## EXERCISE AIM
Gather all lines in the data that hold the string "seaborn".

-- START OF DATA SEGMENT --

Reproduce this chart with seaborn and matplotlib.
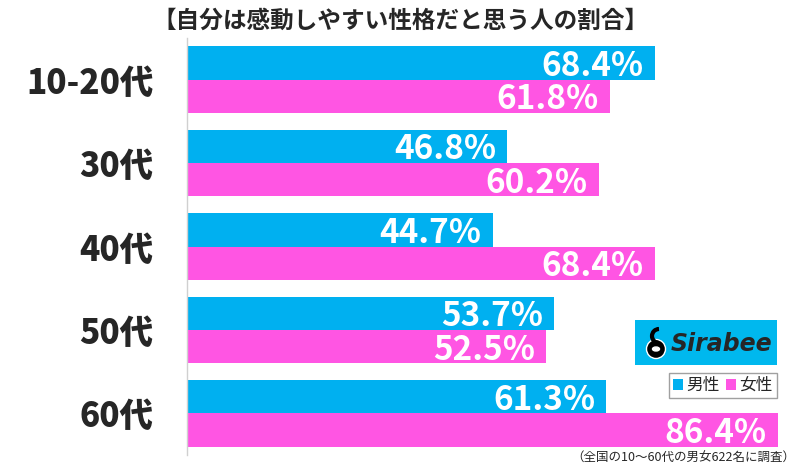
import matplotlib
matplotlib.use("Agg")
import matplotlib.pyplot as plt
import seaborn as sns
import pandas as pd
from matplotlib.patches import Rectangle, Patch, Ellipse, Arc

categories = ["10-20代", "30代", "40代", "50代", "60代"]
male = [68.4, 46.8, 44.7, 53.7, 61.3]
female = [61.8, 60.2, 68.4, 52.5, 86.4]
series = ["男性", "女性"]
colors = ["#00B0F0", "#FF55E3"]
title = "【自分は感動しやすい性格だと思う人の割合】"
note = "（全国の10〜60代の男女622名に調査）"

sns.set_style("white")
plt.rcParams["font.family"] = ["Noto Sans CJK JP", "DejaVu Sans"]

df = pd.DataFrame({
    "cat": categories * 2,
    "val": male + female,
    "sex": [series[0]] * len(categories) + [series[1]] * len(categories),
})

fig = plt.figure(figsize=(8, 4.66), dpi=100)
ax = fig.add_axes([187 / 800, 1 - 455 / 466, (778 - 187) / 800, (455 - 38) / 466])
sns.barplot(data=df, y="cat", x="val", hue="sex", palette=colors, orient="h",
            width=0.8, legend=False, ax=ax, saturation=1, linewidth=0)
ax.set_xlim(0, max(male + female))
ax.set_ylim(4.5, -0.5)
ax.set_xlabel("")
ax.set_ylabel("")
ax.set_xticks([])
for s in ["top", "right", "bottom"]:
    ax.spines[s].set_visible(False)
ax.spines["left"].set_color("#d0d0d0")
ax.spines["left"].set_linewidth(1)
ax.tick_params(axis="y", length=0, pad=24)
for t in ax.get_yticklabels():
    t.set_fontsize(24)
    t.set_fontweight("heavy")

for cont in ax.containers:
    for p in cont.patches:
        w = p.get_width()
        ax.annotate(f"{w:.1f}%", (w, p.get_y() + p.get_height() / 2),
                    xytext=(-8, 0), textcoords="offset points",
                    ha="right", va="center_baseline", color="white",
                    fontsize=24, fontweight="bold")

fig.text(0.5, 1 - 21 / 466, title, ha="center", va="center",
         fontsize=17, fontweight="bold")
fig.text(795 / 800, 1 - 458 / 466, note, ha="right", va="center", fontsize=9)

# logo
fig.patches.append(Rectangle((635 / 800, 1 - 365 / 466), 142 / 800, 45 / 466,
                             transform=fig.transFigure, facecolor="#00B8EE",
                             edgecolor="none"))
fig.patches.append(Ellipse((656 / 800, 1 - 349 / 466), 19 / 800, 19 / 466,
                           transform=fig.transFigure, facecolor="black"))
fig.patches.append(Arc((659 / 800, 1 - 336 / 466), 14 / 800, 14 / 466,
                       theta1=90, theta2=270, transform=fig.transFigure,
                       edgecolor="black", linewidth=3))
fig.patches.append(Ellipse((656 / 800, 1 - 349 / 466), 7 / 800, 4 / 466,
                           transform=fig.transFigure, facecolor="white"))
fig.text(671 / 800, 1 - 344 / 466, "Sirabee", ha="left", va="center",
         fontsize=17, fontweight="bold", style="italic", family="DejaVu Sans")

handles = [Patch(facecolor=c, edgecolor="none", label=l) for c, l in zip(colors, series)]
leg = fig.legend(handles=handles, ncol=2, loc="upper right",
                 bbox_to_anchor=(777 / 800, 1 - 373 / 466), fontsize=12,
                 frameon=True, fancybox=False, handlelength=0.6, handleheight=0.6,
                 handletextpad=0.2, columnspacing=0.4, borderpad=0.25,
                 borderaxespad=0)
leg.get_frame().set_edgecolor("#888888")
leg.get_frame().set_linewidth(1)

fig.savefig("out.png", dpi=100)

-- END OF DATA SEGMENT --

## COMPLETE ANSWER
Reproduce this chart with seaborn and matplotlib.
import seaborn as sns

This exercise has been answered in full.